Einige Stimmen fordern daher, die Arbeitslosen aus der Stadt aufs Land zu schicken. Dies stößt jedoch auf Gegenwehr, denn wer ohnehin schon Geldsorgen hat, hat es auf dem Land ungleich viel schwerer. Das Hauptproblem einer ländlichen Gegend ist schließlich nicht die frische Luft oder das viele Grün drumherum. Das Hauptargument gegen die Dörfer ist schlicht die fehlende Infrastruktur. Und dies gilt für Arbeitslose und berufstätige Menschen gleichermaßen. Busse, die dreimal täglich fahren oder sogar nach 18 Uhr gar keine Möglichkeit mehr bieten, nach Hause zu kommen, sind keine Seltenheit.
Zudem gibt es Orte, die mehr als 50 km von der nächsten Autobahn entfernt sind. Das ist auch für Pendler ein absoluter Negativpunkt bei der Auswahl des zukünftigen Wohnortes. Darüber kann ein günstiger Kredit für den Bau (oder Kauf) einer eigenen Immobilie nicht hinwegtrösten.
Was also kann die Gesellschaft unternehmen, um die Wohnungsnot in Ballungsräumen zu lindern? Sicher gibt es kein Allheilmittel. Auch wirft jeder neue Vorschlag neue Fragen und Probleme auf.

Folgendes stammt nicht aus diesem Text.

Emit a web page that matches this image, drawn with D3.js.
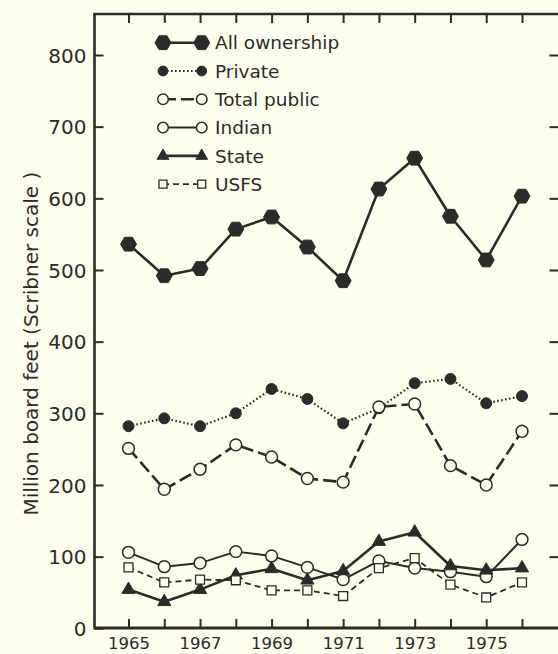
<!DOCTYPE html>
<html>
<head>
<meta charset="utf-8">
<script src="https://cdnjs.cloudflare.com/ajax/libs/d3/7.8.5/d3.min.js"></script>
<style>
  html, body { margin: 0; padding: 0; background: #fefeef; }
  svg { display: block; font-family: "DejaVu Sans", sans-serif; }
</style>
</head>
<body>
<div id="chart"></div>
<script>
// data (million board feet, Scribner scale)
const years = [1965, 1966, 1967, 1968, 1969, 1970, 1971, 1972, 1973, 1974, 1975, 1976];
const allOwnership = [536, 492, 502, 557, 574, 532, 485, 613, 656, 575, 514, 603];
const privateOwn = [282, 293, 282, 300, 334, 320, 286, 307, 342, 348, 314, 324];
const totalPublic = [251, 194, 222, 256, 239, 209, 204, 309, 313, 227, 200, 275];
const indian = [106, 86, 91, 107, 101, 85, 68, 94, 84, 79, 72, 124];
const state = [54, 37, 54, 74, 83, 67, 80, 121, 134, 87, 81, 84];
const usfs = [85, 64, 68, 67, 53, 53, 45, 84, 98, 61, 43, 64];

const xTickLabels = [1965, 1967, 1969, 1971, 1973, 1975];
const yTicks = [0, 100, 200, 300, 400, 500, 600, 700, 800];
const yTitle = "Million board feet (Scribner scale )";

const width = 558, height = 654;
const ink = "#2b2b2b";
const frame = { left: 94.5, right: 559.5, top: 14, bottom: 628 };

const x = d3.scaleLinear().domain([1965, 1976]).range([128.5, 522]);
const y = d3.scaleLinear().domain([0, 800]).range([628.3, 55]);

// flat-topped hexagon for the "All ownership" marks
const hexagon = {
  draw(context, size) {
    const r = Math.sqrt(size / 2.598);
    for (let i = 0; i < 6; i++) {
      const a = i * Math.PI / 3;
      if (i === 0) context.moveTo(r * Math.cos(a), r * Math.sin(a));
      else context.lineTo(r * Math.cos(a), r * Math.sin(a));
    }
    context.closePath();
  }
};

const series = [
  { name: "All ownership", values: allOwnership, line: { width: 2.6, dash: null },
    symbol: hexagon, size: 165, fill: ink, stroke: ink, sw: 1 },
  { name: "Private", values: privateOwn, line: { width: 2.2, dash: "1.6,2.4" },
    symbol: d3.symbolCircle, size: 95, fill: ink, stroke: ink, sw: 1 },
  { name: "Total public", values: totalPublic, line: { width: 2.6, dash: "13,5" },
    symbol: d3.symbolCircle, size: 110, fill: "#fefeef", stroke: ink, sw: 1.5 },
  { name: "Indian", values: indian, line: { width: 2, dash: null },
    symbol: d3.symbolCircle, size: 110, fill: "#fefeef", stroke: ink, sw: 1.5 },
  { name: "State", values: state, line: { width: 2.6, dash: null },
    symbol: d3.symbolTriangle, size: 75, fill: ink, stroke: ink, sw: 1 },
  { name: "USFS", values: usfs, line: { width: 1.8, dash: "6,4" },
    symbol: d3.symbolSquare, size: 80, fill: "#fefeef", stroke: ink, sw: 1.3 }
];

const svg = d3.select("#chart")
  .append("svg")
  .attr("width", width)
  .attr("height", height);

// axes: all ticks point inward
const bottomAxis = svg.append("g")
  .attr("transform", `translate(0,${frame.bottom})`)
  .call(d3.axisBottom(x).tickValues(years).tickSize(-9).tickSizeOuter(0).tickPadding(9)
    .tickFormat(d => xTickLabels.includes(d) ? d : ""));
const topAxis = svg.append("g")
  .attr("transform", `translate(0,${frame.top})`)
  .call(d3.axisTop(x).tickValues(years).tickSize(-9).tickSizeOuter(0).tickFormat(""));
const leftAxis = svg.append("g")
  .attr("transform", `translate(${frame.left},0)`)
  .call(d3.axisLeft(y).tickValues(yTicks).tickSize(-9).tickSizeOuter(0).tickPadding(8));
const rightAxis = svg.append("g")
  .attr("transform", `translate(${frame.right},0)`)
  .call(d3.axisRight(y).tickValues(yTicks.filter(d => d > 0)).tickSize(-10).tickSizeOuter(0).tickFormat(""));

[bottomAxis, topAxis, leftAxis, rightAxis].forEach(g => {
  g.select(".domain").remove();
  g.selectAll(".tick line").attr("stroke", ink).attr("stroke-width", 2);
  g.selectAll(".tick text").attr("fill", ink).attr("font-family", "DejaVu Sans");
});
bottomAxis.selectAll(".tick text").attr("font-size", 16.5);
leftAxis.selectAll(".tick text").attr("font-size", 20).attr("dy", "0.36em");

// frame
svg.append("path")
  .attr("d", `M${frame.left},${frame.bottom}V${frame.top}H${frame.right}`)
  .attr("fill", "none").attr("stroke", ink).attr("stroke-width", 2.6);
svg.append("line")
  .attr("x1", frame.left - 1).attr("x2", frame.right)
  .attr("y1", frame.bottom).attr("y2", frame.bottom)
  .attr("stroke", ink).attr("stroke-width", 3);
svg.append("line")
  .attr("x1", frame.right).attr("x2", frame.right)
  .attr("y1", frame.top).attr("y2", frame.bottom)
  .attr("stroke", ink).attr("stroke-width", 2.6);

// y title
svg.append("text")
  .attr("transform", `translate(38,${(y(0) + y(800)) / 2 + 2}) rotate(-90)`)
  .attr("text-anchor", "middle")
  .attr("font-size", 20)
  .attr("fill", ink)
  .text(yTitle);

// lines
const line = d3.line()
  .x((d, i) => x(years[i]))
  .y(d => y(d));

svg.append("g").selectAll("path")
  .data(series)
  .enter()
  .append("path")
  .attr("d", d => line(d.values))
  .attr("fill", "none")
  .attr("stroke", ink)
  .attr("stroke-width", d => d.line.width)
  .attr("stroke-dasharray", d => d.line.dash)
  .attr("stroke-linejoin", "round");

// markers
series.forEach(s => {
  svg.append("g").selectAll("path")
    .data(s.values)
    .enter()
    .append("path")
    .attr("transform", (d, i) => `translate(${x(years[i])},${y(d)})`)
    .attr("d", d3.symbol().type(s.symbol).size(s.size))
    .attr("fill", s.fill)
    .attr("stroke", s.stroke)
    .attr("stroke-width", s.sw);
});

// legend
const legend = svg.append("g")
  .attr("transform", "translate(163,42.7)");
const rows = legend.selectAll("g")
  .data(series)
  .enter()
  .append("g")
  .attr("transform", (d, i) => `translate(0,${i * 28.3})`);

rows.append("line")
  .attr("x1", 0).attr("x2", 38.7)
  .attr("stroke", ink)
  .attr("stroke-width", d => d.line.width)
  .attr("stroke-dasharray", d => d.line.dash);

rows.each(function(s) {
  d3.select(this).selectAll("path")
    .data([0, 38.7])
    .enter()
    .append("path")
    .attr("transform", d => `translate(${d},0)`)
    .attr("d", d3.symbol().type(s.symbol).size(s.symbol === hexagon ? 165 : s.size * 0.8))
    .attr("fill", s.fill)
    .attr("stroke", s.stroke)
    .attr("stroke-width", s.sw);
});

rows.append("text")
  .attr("x", 52)
  .attr("dy", "0.36em")
  .attr("font-size", 18.5)
  .attr("fill", ink)
  .text(d => d.name);
</script>
</body>
</html>
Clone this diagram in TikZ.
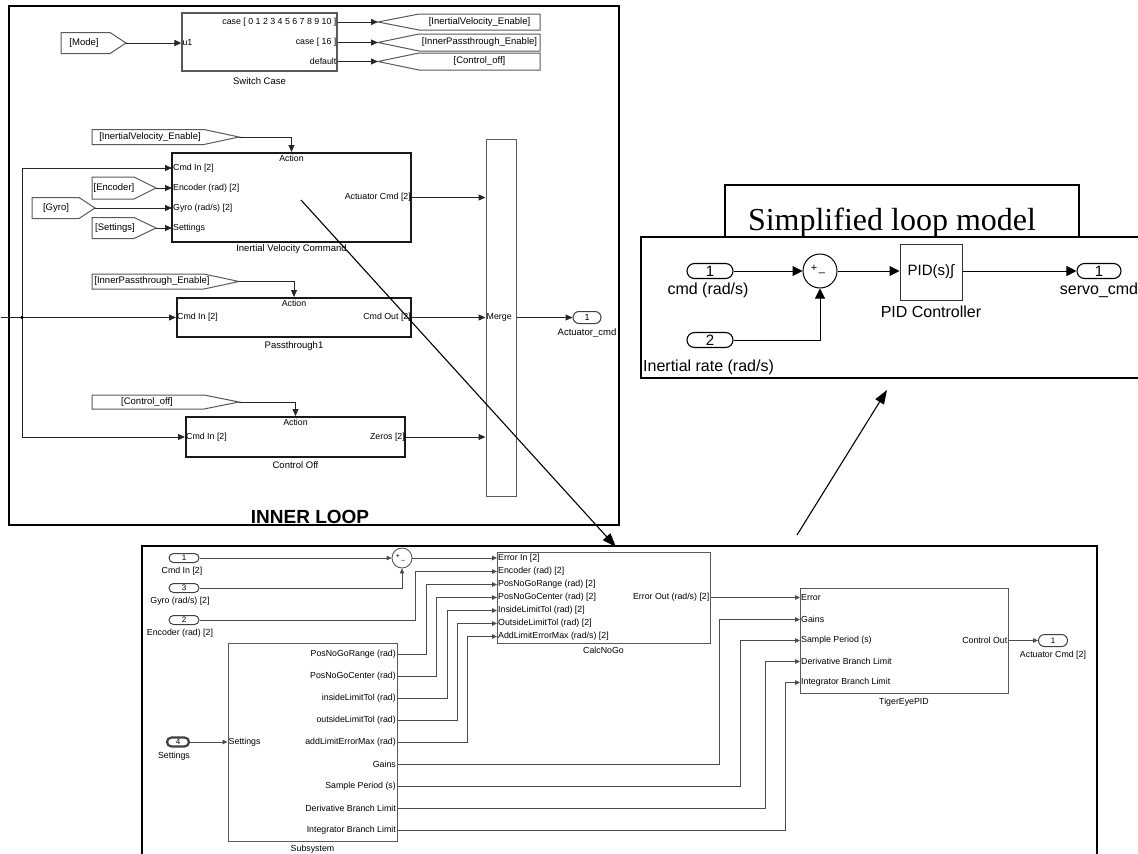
\documentclass[tikz,border=0pt]{standalone}
\usepackage{fontspec}
\setmainfont{Liberation Serif}
\setsansfont{Liberation Sans}
\usetikzlibrary{arrows.meta, calc, positioning}

\tikzset{
  frame/.style={draw=black, line width=2pt},
  blk/.style={draw=black!65, line width=1.2pt, inner sep=0pt},
  actblk/.style={draw=black!90, line width=2pt, inner sep=0pt},
  tagline/.style={draw=black!65, line width=1pt},
  sig/.style={draw=black!85, line width=1pt, -{Triangle[length=7pt,width=6pt]}},
  sigs/.style={draw=black!70, line width=0.8pt, -{Triangle[length=5pt,width=4.5pt]}},
  sigr/.style={draw=black, line width=1pt, -{Triangle[length=10pt,width=10pt]}},
  bigarrow/.style={draw=black, line width=1.1pt, -{Triangle[length=14pt,width=10pt]}},
  lbl/.style={font=\sffamily\fontsize{8.8}{10}\selectfont, inner sep=1pt},
  blkname/.style={font=\sffamily\fontsize{9.5}{11}\selectfont, inner sep=0pt},
  tagtxt/.style={font=\sffamily\fontsize{9.5}{11}\selectfont, inner sep=0pt},
  port/.style={draw=black!75, line width=1pt, rounded corners=4.5pt, inner sep=0pt,
    minimum width=30pt, minimum height=9pt, font=\sffamily\fontsize{8}{8}\selectfont},
  portr/.style={draw=black, line width=1.1pt, rounded corners=7.5pt, inner sep=0pt,
    minimum width=46pt, minimum height=15pt, font=\sffamily\fontsize{15}{15}\selectfont},
  big/.style={font=\sffamily\fontsize{16}{18}\selectfont, inner sep=0pt}
}

% from tag: name, x left, x knee, x tip, y, half height, text x, text
\newcommand{\fromtag}[8]{%
  \draw[tagline] (#2,{#5-#6}) -- (#3,{#5-#6}) -- (#4,#5) -- (#3,{#5+#6}) -- (#2,{#5+#6}) -- cycle;
  \coordinate (#1) at (#4,#5);
  \node[tagtxt] (#1-t) at (#7,#5) {#8};
}
% goto tag: name, x tip, x knee, x right, y, half height, text x, text
\newcommand{\gototag}[8]{%
  \draw[tagline] (#2,#5) -- (#3,{#5-#6}) -- (#4,{#5-#6}) -- (#4,{#5+#6}) -- (#3,{#5+#6}) -- cycle;
  \coordinate (#1) at (#2,#5);
  \node[tagtxt] (#1-t) at (#7,#5) {#8};
}

\begin{document}
\begin{tikzpicture}[x=1pt, y=-1pt]
  \useasboundingbox (0,0) rectangle (1138,854);

  % ===== inner loop =====
  \draw[frame] (9,6) rectangle (619,525);

  % switch case
  \fromtag{fMode}{61}{110}{126}{43}{10.5}{84}{[Mode]}
  \node[blk, minimum width=155pt, minimum height=58pt] (sw) at (259.5,42) {};
  \node[blkname] (sw-name) at (259.5,81) {Switch Case};
  \node[lbl, anchor=west] (sw-u1) at (sw.west |- fMode) {u1};
  \draw[sig] (fMode) -- (sw.west |- fMode);

  \gototag{gIVE}{378}{419}{540}{22}{8}{479.5}{[InertialVelocity\_Enable]}
  \gototag{gIPE}{378}{419}{540}{42.5}{8.5}{479.5}{[InnerPassthrough\_Enable]}
  \gototag{gCoff}{378}{419}{540}{61.5}{8.5}{479.5}{[Control\_off]}
  \node[lbl, anchor=east] (sw-o1) at (sw.east |- gIVE) {case [ 0 1 2 3 4 5 6 7 8 9 10 ]};
  \node[lbl, anchor=east] (sw-o2) at (sw.east |- gIPE) {case [ 16 ]};
  \node[lbl, anchor=east] (sw-o3) at (sw.east |- gCoff) {default};
  \foreach \g in {gIVE, gIPE, gCoff}
    \draw[sig] (sw.east |- \g) -- (\g);

  % inertial velocity command
  \fromtag{fIVE}{92}{204}{239}{137}{7.5}{150}{[InertialVelocity\_Enable]}
  \node[actblk, minimum width=239pt, minimum height=89pt] (ivc) at (291.5,197.5) {};
  \node[blkname] (ivc-name) at (291.5,249) {Inertial Velocity Command};
  \draw[sig] (fIVE) -| (ivc.north);
  \node[lbl, anchor=north, yshift=-2pt] (ivc-act) at (ivc.north) {Action};
  \coordinate (ivc-in1) at (172,168);
  \coordinate (ivc-in2) at (172,188);
  \coordinate (ivc-in3) at (172,208);
  \coordinate (ivc-in4) at (172,228);
  \node[lbl, anchor=west] (ivc-l1) at (ivc-in1) {Cmd In [2]};
  \node[lbl, anchor=west] (ivc-l2) at (ivc-in2) {Encoder (rad) [2]};
  \node[lbl, anchor=west] (ivc-l3) at (ivc-in3) {Gyro (rad/s) [2]};
  \node[lbl, anchor=west] (ivc-l4) at (ivc-in4) {Settings};
  \node[lbl, anchor=east] (ivc-lo) at (ivc.east) {Actuator Cmd [2]};
  \fromtag{fEnc}{92}{134}{156}{188}{11}{114}{[Encoder]}
  \fromtag{fGyro}{32}{79}{95}{208}{10.5}{56}{[Gyro]}
  \fromtag{fSet}{92}{134}{156}{228}{10.5}{115}{[Settings]}
  \draw[sig] (fEnc) -- (ivc-in2);
  \draw[sig] (fGyro) -- (ivc-in3);
  \draw[sig] (fSet) -- (ivc-in4);

  % passthrough
  \fromtag{fIPE}{92}{204}{239}{281.5}{7.5}{152}{[InnerPassthrough\_Enable]}
  \node[actblk, minimum width=234pt, minimum height=39pt] (pt) at (294,317.5) {};
  \node[blkname] (pt-name) at (294,346) {Passthrough1};
  \draw[sig] (fIPE) -| (pt.north);
  \node[lbl, anchor=north, yshift=-2pt] (pt-act) at (pt.north) {Action};
  \node[lbl, anchor=west] (pt-li) at (pt.west) {Cmd In [2]};
  \node[lbl, anchor=east] (pt-lo) at (pt.east) {Cmd Out [2]};

  % control off
  \fromtag{fCoff}{92}{204}{239}{402}{7}{147}{[Control\_off]}
  \node[actblk, minimum width=219pt, minimum height=40pt] (coff) at (295.5,437) {};
  \node[blkname] (coff-name) at (295.5,465) {Control Off};
  \draw[sig] (fCoff) -| (coff.north);
  \node[lbl, anchor=north, yshift=-2pt] (coff-act) at (coff.north) {Action};
  \node[lbl, anchor=west] (coff-li) at (coff.west) {Cmd In [2]};
  \node[lbl, anchor=east] (coff-lo) at (coff.east) {Zeros [2]};

  % cmd in feed
  \coordinate (cmdsrc) at (1,317.5);
  \coordinate (jn) at (22,317.5);
  \draw[sig] (cmdsrc) -- (pt.west);
  \draw[sig] (jn) |- (ivc-in1);
  \draw[sig] (jn) |- (coff.west);
  \fill[black] (jn) circle (1.8);

  % merge
  \node[blk, line width=1pt, minimum width=30pt, minimum height=357pt] (mrg) at (501,317.5) {};
  \node[lbl, anchor=west] (mrg-l) at (mrg.west) {Merge};
  \draw[sig] (ivc.east) -- (mrg.west |- ivc.east);
  \draw[sig] (pt.east) -- (mrg.west);
  \draw[sig] (coff.east) -- (mrg.west |- coff.east);
  \node[port, minimum width=28pt, minimum height=12pt, rounded corners=6pt,
    font=\sffamily\fontsize{9}{9}\selectfont] (out1) at (587,317.5) {1};
  \draw[sig] (mrg.east) -- (out1.west);
  \node[blkname] (out1-name) at (587,333) {Actuator\_cmd};

  \node[font=\sffamily\bfseries\fontsize{19}{20}\selectfont, anchor=base, inner sep=0pt] (inner) at (310,523) {INNER LOOP};

  % ===== simplified loop model =====
  \draw[line width=1.3pt] (725,237) -- (725,185) -- (1079,185) -- (1079,237);
  \node[font=\rmfamily\fontsize{32}{34}\selectfont, anchor=base, inner sep=0pt] (simp) at (892,230) {Simplified loop model};
  \fill[white] (641,237) rectangle (1138,378);
  \draw[line width=1.5pt] (1138,237) -- (641,237) -- (641,378) -- (1138,378);

  \node[portr] (in1) at (710,271) {1};
  \node[big] (in1-name) at (708,290) {cmd (rad/s)};
  \node[portr] (in2) at (710,340) {2};
  \node[big, anchor=west] (in2-name) at (643,367) {Inertial rate (rad/s)};
  \node[draw, line width=1pt, circle, minimum size=34pt, inner sep=0pt] (sum1) at (820,271) {};
  \node[font=\sffamily\fontsize{11}{11}\selectfont, inner sep=0pt] (sum1-p) at (814,268) {+};
  \node[font=\sffamily\fontsize{11}{11}\selectfont, inner sep=0pt] (sum1-m) at (822,273) {\_};
  \node[draw=black!80, line width=1pt, minimum width=62pt, minimum height=56pt, inner sep=0pt,
    font=\sffamily\fontsize{15}{15}\selectfont] (pid) at (931,272) {PID(s)∫};
  \node[big] (pid-name) at (931,312) {PID Controller};
  \node[portr, minimum width=44pt] (out2) at (1099,271) {1};
  \node[big] (out2-name) at (1099,290) {servo\_cmd};
  \draw[sigr] (in1.east) -- (sum1.west);
  \draw[sigr] (in2.east) -| (sum1.south);
  \draw[sigr] (sum1.east) -- (pid.west |- sum1.east);
  \draw[sigr] (pid.east |- out2) -- (out2.west);

  % ===== controller detail =====
  \draw[frame] (142,854) -- (142,546) -- (1097,546) -- (1097,854);

  \node[port] (b1) at (184,558) {1};
  \node[lbl] (b1-name) at (182,571) {Cmd In [2]};
  \node[port] (b3) at (184,588) {3};
  \node[lbl] (b3-name) at (180,601) {Gyro (rad/s) [2]};
  \node[port] (b2) at (184,620) {2};
  \node[lbl] (b2-name) at (180,633) {Encoder (rad) [2]};
  \node[port, line width=2.2pt, minimum width=22pt] (b4) at (178,742) {4};
  \node[lbl] (b4-name) at (174,756) {Settings};

  \node[draw=black!70, line width=0.8pt, circle, minimum size=20pt, inner sep=0pt] (sum2) at (402,558) {};
  \node[font=\sffamily\fontsize{7}{7}\selectfont, inner sep=0pt] (sum2-p) at (398,556) {+};
  \node[font=\sffamily\fontsize{7}{7}\selectfont, inner sep=0pt] (sum2-m) at (403,560) {\_};
  \draw[sigs] (b1.east) -- (sum2.west);
  \draw[sigs] (b3.east) -| (sum2.south);

  % calc no go
  \node[blk, line width=1pt, minimum width=213pt, minimum height=91pt] (calc) at (603.5,597.5) {};
  \node[lbl] (calc-name) at (603.5,650) {CalcNoGo};
  \foreach \i/\yy/\t in {1/558/{Error In [2]}, 2/571.5/{Encoder (rad) [2]}, 3/584.5/{PosNoGoRange (rad) [2]},
      4/597.5/{PosNoGoCenter (rad) [2]}, 5/610.5/{InsideLimitTol (rad) [2]}, 6/623.5/{OutsideLimitTol (rad) [2]},
      7/636.5/{AddLimitErrorMax (rad/s) [2]}} {
    \coordinate (c\i) at (497,\yy);
    \node[lbl, anchor=west] (c\i-l) at (c\i) {\t};
  }
  \node[lbl, anchor=east] (calc-lo) at (calc.east) {Error Out (rad/s) [2]};
  \draw[sigs] (sum2.east) -- (c1);
  \draw[sigs] (b2.east) -- (b2.east -| 415,0) |- (c2);

  % subsystem
  \node[blk, line width=1pt, minimum width=169pt, minimum height=198pt] (sub) at (312.5,742) {};
  \node[lbl] (sub-name) at (312.5,849) {Subsystem};
  \node[lbl, anchor=west] (sub-li) at (sub.west) {Settings};
  \draw[sigs] (b4.east) -- (sub.west);
  \foreach \i/\yy/\t in {1/654/{PosNoGoRange (rad)}, 2/676/{PosNoGoCenter (rad)}, 3/698/{insideLimitTol (rad)},
      4/720/{outsideLimitTol (rad)}, 5/742/{addLimitErrorMax (rad)}, 6/764/{Gains}, 7/786/{Sample Period (s)},
      8/808/{Derivative Branch Limit}, 9/830/{Integrator Branch Limit}} {
    \coordinate (s\i) at (397,\yy);
    \node[lbl, anchor=east] (s\i-l) at (s\i) {\t};
  }
  \foreach \s/\c/\xx in {s1/c3/426, s2/c4/436, s3/c5/447, s4/c6/457, s5/c7/467}
    \draw[sigs] (\s) -- (\s -| \xx,0) |- (\c);

  % tiger eye pid
  \node[blk, line width=1pt, minimum width=208pt, minimum height=105pt] (tep) at (904,640.5) {};
  \node[lbl] (tep-name) at (904,702) {TigerEyePID};
  \foreach \i/\yy/\t in {1/597.5/{Error}, 2/619.5/{Gains}, 3/640.5/{Sample Period (s)},
      4/661.5/{Derivative Branch Limit}, 5/682.5/{Integrator Branch Limit}} {
    \coordinate (t\i) at (800,\yy);
    \node[lbl, anchor=west] (t\i-l) at (t\i) {\t};
  }
  \node[lbl, anchor=east] (tep-lo) at (tep.east) {Control Out};
  \draw[sigs] (calc.east) -- (t1);
  \foreach \s/\t/\xx in {s6/t2/719, s7/t3/740, s8/t4/765, s9/t5/785}
    \draw[sigs] (\s) -- (\s -| \xx,0) |- (\t);
  \node[port, minimum width=29pt, minimum height=12pt, rounded corners=6pt] (bo) at (1053,640.5) {1};
  \node[lbl] (bo-name) at (1053,655) {Actuator Cmd [2]};
  \draw[sigs] (tep.east) -- (bo.west);

  % ===== pointers =====
  \coordinate (a1s) at (301,200);
  \coordinate (a1e) at (616,547);
  \coordinate (a2s) at (797,535);
  \coordinate (a2e) at (887,390);
  \draw[bigarrow] (a1s) -- (a1e);
  \draw[bigarrow] (a2s) -- (a2e);
\end{tikzpicture}
\end{document}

Fakt ist: Wo kein Land ist, kann auch nicht gebaut werden. Die bestehenden Gebäude sind ausgelastet. Solange also keine neuen Wohnungen entstehen, wird sich an der Situation nichts ändern.
Denkbar wäre zum Beispiel, die ländliche Gegend für Anwohner attraktiver zu machen. Das betrifft die Anbindung an die öffentlichen Verkehrsmittel genauso wie die an wichtige Hauptverkehrsstraßen. Die gesamte Infrastruktur, inklusive Freizeit- und Einkaufsmöglichkeiten, muss interessanter und attraktiver gestaltet werden. Leider steht dafür in den meisten Fällen kein Geld zur Verfügung. Vielen Kommunen fehlen aufgrund der geringen Gewerbedichte die Einnahmen für derartige Projekte. Wegen der Einwohnerschwäche kommen aber auch keine neuen Gewerbebetriebe hinzu. Ein Teufelskreis, der schwer durchbrochen werden kann.
Eine weitere Möglichkeit machen uns die wirklich großen Städte der Welt vor: den Wohnraum von der Erde weg verlagern. Entweder nach oben oder ins Wasser. Wobei deutlich gesagt werden muss: In Deutschland liegen die meisten Städte mit Wohnraummangel nicht direkt am Meer. Wenn jedoch die Regierung den Bau von Hochhäusern unterstützen würde, sodass Neubauten gleich um ein Vielfaches höher wären als bisher, könnte sich die Lage ein wenig beruhigen.
Es bleibt auf jeden Fall spannend, wie sich die Situation sich in den nächsten Jahren entwickeln wird.